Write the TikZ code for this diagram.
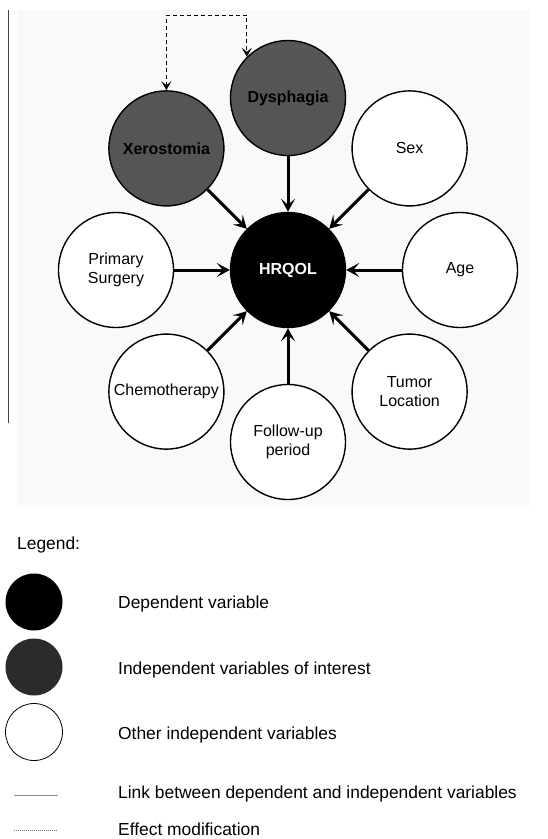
\documentclass[tikz,border=0pt]{standalone}
\usepackage{fontspec}
\setmainfont{Liberation Sans}
\usetikzlibrary{arrows.meta,positioning}
\definecolor{interestgray}{HTML}{555555}
\definecolor{leggray}{HTML}{2B2B2B}
\definecolor{panelgray}{HTML}{F9F9F9}
\definecolor{rulegray}{HTML}{444444}

\begin{document}
\begin{tikzpicture}[x=1pt,y=-1pt,>={Stealth[length=13pt,width=14pt,inset=6pt]},
    node distance=172pt,on grid,font=\fontsize{16}{19}\selectfont,
    var node/.style={circle,draw,line width=1.4pt,minimum size=115pt,inner sep=0pt,align=center},
    dep node/.style={var node,fill=black,text=white,font=\fontsize{16}{19}\selectfont\bfseries},
    interest node/.style={var node,fill=interestgray,font=\fontsize{16}{19}\selectfont\bfseries},
    other node/.style={var node,fill=white},
    link/.style={->,line width=3pt},
    effect/.style={{Stealth[length=9pt,width=10pt,inset=4pt]}-{Stealth[length=9pt,width=10pt,inset=4pt]},
        line width=1.2pt,dash pattern=on 4pt off 3pt},
    leg circle/.style={circle,minimum size=57pt,inner sep=0pt},
    leg text/.style={anchor=west,inner sep=0pt,font=\fontsize{17.4}{21}\selectfont}]
    \useasboundingbox (0,0) rectangle (548,839);
    % panel and side rule
    \fill[panelgray] (17,10) rectangle (530,505);
    \coordinate (ruletop) at (8,10);
    \coordinate (rulebot) at (8,423);
    \draw[rulegray,line width=0.9pt] (ruletop) -- (rulebot);

    \node[dep node] (hrqol) at (288,270) {HRQOL};
    \node[interest node] (dys) [above=of hrqol] {Dysphagia};
    \node[interest node] (xero) [above left=121.6pt and 121.6pt of hrqol] {Xerostomia};
    \node[other node] (sex) [above right=121.6pt and 121.6pt of hrqol] {Sex};
    \node[other node] (surg) [left=of hrqol] {Primary\\Surgery};
    \node[other node] (age) [right=of hrqol] {Age};
    \node[other node] (chemo) [below left=121.6pt and 121.6pt of hrqol] {Chemotherapy};
    \node[other node] (tumor) [below right=121.6pt and 121.6pt of hrqol] {Tumor\\Location};
    \node[other node] (follow) [below=of hrqol] {Follow-up\\period};

    \path[link]
    (xero) edge (hrqol)
    (dys) edge (hrqol)
    (sex) edge (hrqol)
    (surg) edge (hrqol)
    (age) edge (hrqol)
    (chemo) edge (hrqol)
    (tumor) edge (hrqol)
    (follow) edge (hrqol);
    \draw[effect] (xero.north) -- ++(0,-75) -| (dys.135);

    % legend
    \node[leg text] (legtitle) at (17,545) {Legend:};
    \node[leg circle,fill=black] (legdep) at (34,602) {};
    \node[leg circle,fill=leggray] (legint) at (34,667) {};
    \node[leg circle,draw,fill=white,line width=0.8pt] (legoth) at (34,732) {};
    \coordinate (linka) at (14,795);
    \coordinate (linkb) at (58,795);
    \coordinate (moda) at (14,830);
    \coordinate (modb) at (58,830);
    \draw[black!45,line width=1pt] (linka) -- (linkb);
    \draw[black!55,line width=0.8pt,dash pattern=on 1pt off 1pt] (moda) -- (modb);
    \node[leg text] (txtdep) at (118,604) {Dependent variable};
    \node[leg text] (txtint) at (118,670) {Independent variables of interest};
    \node[leg text] (txtoth) at (118,735) {Other independent variables};
    \node[leg text] (txtlink) at (118,794) {Link between dependent and independent variables};
    \node[leg text] (txtmod) at (118,829) {Effect modification};
\end{tikzpicture}
\end{document}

= = =

Do this
Everything from the first line of the listing above through the line that contains "(ruletop) -- (rulebot);" is to be restated word for word, minus the pictures.

Task output
Write the TikZ code for this diagram.
\documentclass[tikz,border=0pt]{standalone}
\usepackage{fontspec}
\setmainfont{Liberation Sans}
\usetikzlibrary{arrows.meta,positioning}
\definecolor{interestgray}{HTML}{555555}
\definecolor{leggray}{HTML}{2B2B2B}
\definecolor{panelgray}{HTML}{F9F9F9}
\definecolor{rulegray}{HTML}{444444}

\begin{document}
\begin{tikzpicture}[x=1pt,y=-1pt,>={Stealth[length=13pt,width=14pt,inset=6pt]},
    node distance=172pt,on grid,font=\fontsize{16}{19}\selectfont,
    var node/.style={circle,draw,line width=1.4pt,minimum size=115pt,inner sep=0pt,align=center},
    dep node/.style={var node,fill=black,text=white,font=\fontsize{16}{19}\selectfont\bfseries},
    interest node/.style={var node,fill=interestgray,font=\fontsize{16}{19}\selectfont\bfseries},
    other node/.style={var node,fill=white},
    link/.style={->,line width=3pt},
    effect/.style={{Stealth[length=9pt,width=10pt,inset=4pt]}-{Stealth[length=9pt,width=10pt,inset=4pt]},
        line width=1.2pt,dash pattern=on 4pt off 3pt},
    leg circle/.style={circle,minimum size=57pt,inner sep=0pt},
    leg text/.style={anchor=west,inner sep=0pt,font=\fontsize{17.4}{21}\selectfont}]
    \useasboundingbox (0,0) rectangle (548,839);
    % panel and side rule
    \fill[panelgray] (17,10) rectangle (530,505);
    \coordinate (ruletop) at (8,10);
    \coordinate (rulebot) at (8,423);
    \draw[rulegray,line width=0.9pt] (ruletop) -- (rulebot);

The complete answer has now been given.